任意後見監督人選任の申立て

任意後見契約は、家庭裁判所が任意後見監督人を選任したときからその効力が生じます。

任意後見監督人選任の申立てを請求することができる者は、本人、配偶者、四親等内の親族、任意後見受任者です。市町村長や検察官による申立ては認められていません。実務では、任意後見受任者により申立てをすることが多いようです。これは、任意後見契約を締結する際に、任意後見受任者が申立てをすることをしてなされるからです。契約書に任意後見受任者に申立てを義務付ける条項を設けるという運用がなされています。

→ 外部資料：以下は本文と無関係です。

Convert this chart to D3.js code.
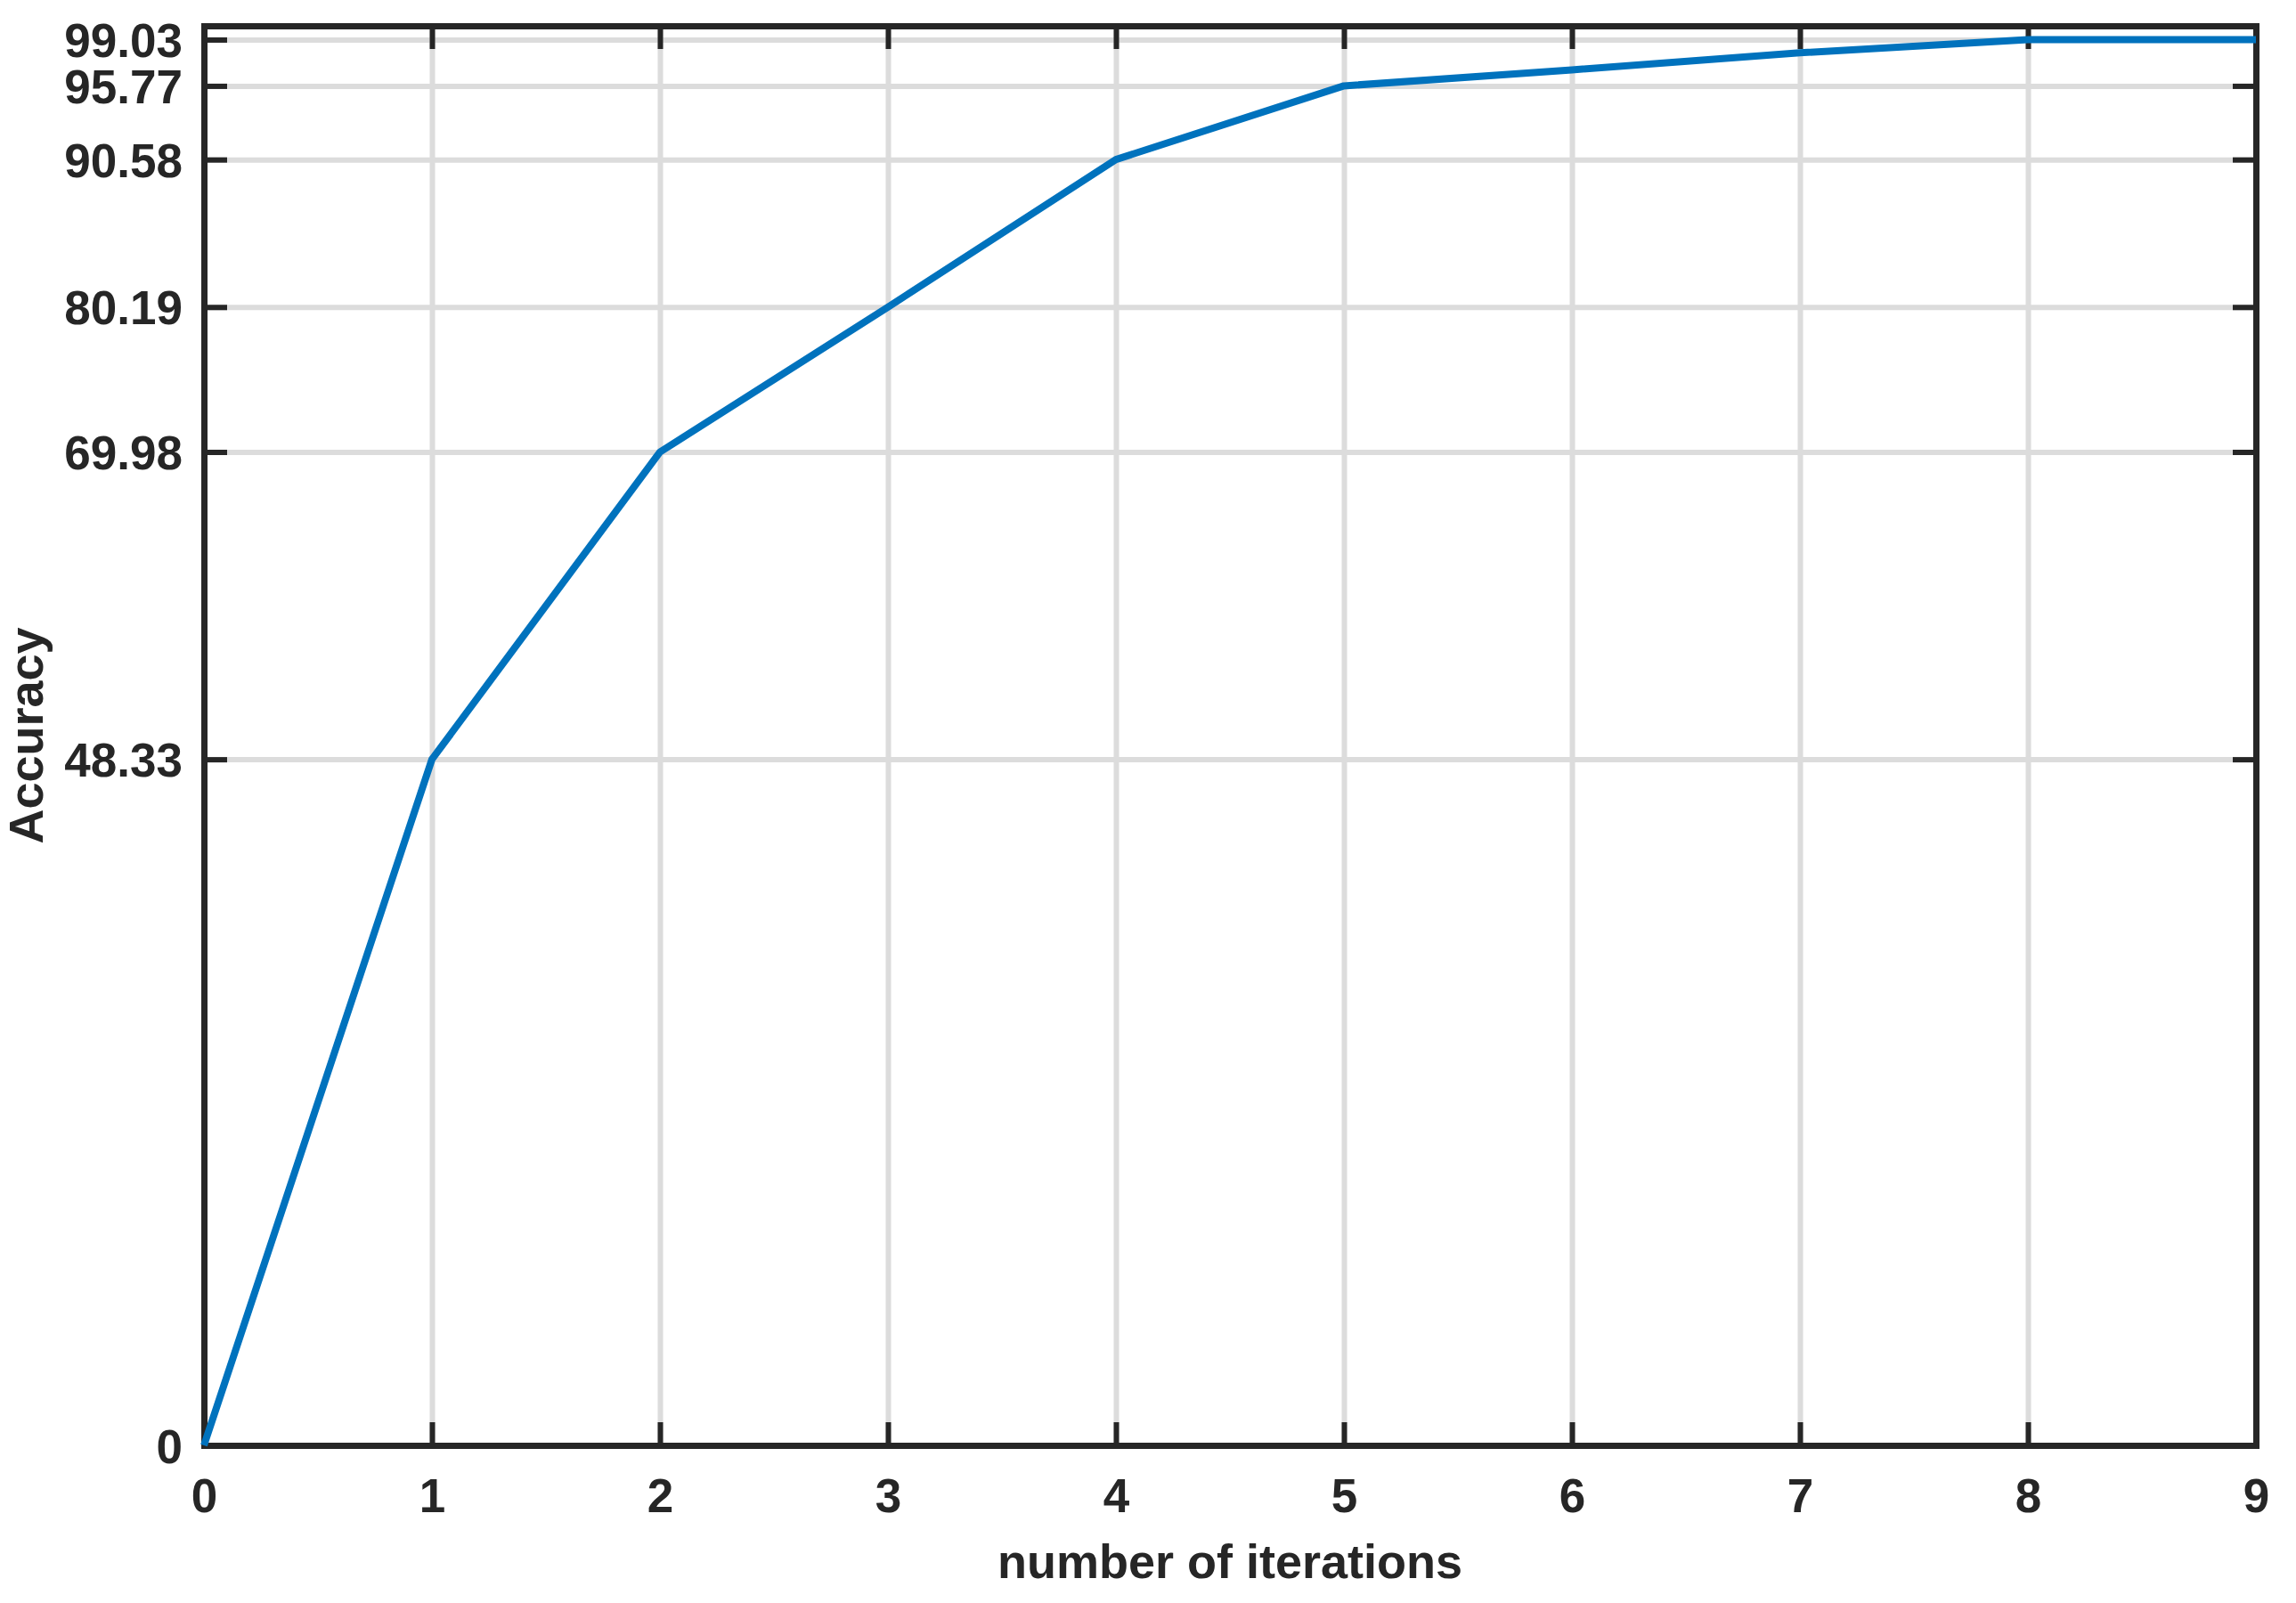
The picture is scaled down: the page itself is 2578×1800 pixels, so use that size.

任意後見監督人選任の申立ては、本人の住所地を管轄する家庭裁判所に対してします。

任意後見監督人選任の要件は下記のとおりです。

①任意後見契約の登記がなされていること。

②精神上の障害により本人の判断能力が不十分な状況にあること。

③請求権を有する者による申立てがあること。本人による申立ては、任意後見監督人選任の申立てに必要な意思能力がなければなりません。

④本人以外の者による申立てにおいて本人の同意があること。本人の自己決定を尊重する趣旨です。

⑤選任を妨げる事由がないこと。「本人が未成年であるとき」「本人に法定後見開始の審判があって、法定後見を継続することが本人の利益のために特に必要であると認めるとき」「任意後見受任者に不適任とされる事由があるとき(本人に対して訴訟をしている者、任意後見人の任務に適しない事由がある者、未成年者、破産者、行方の知れない者)」が、任意後見監督人の選任を妨げる事由として定められています。

任意後見受任者または任意後見人の配偶者、直系血族、兄弟姉妹は、任意後見監督人となることができません。これらの者は、監督人としての職務を適正に行うことが期待できないからです。実務では、弁護士、司法書士等の専門職が任意後見監督人に選任されることが多いようです。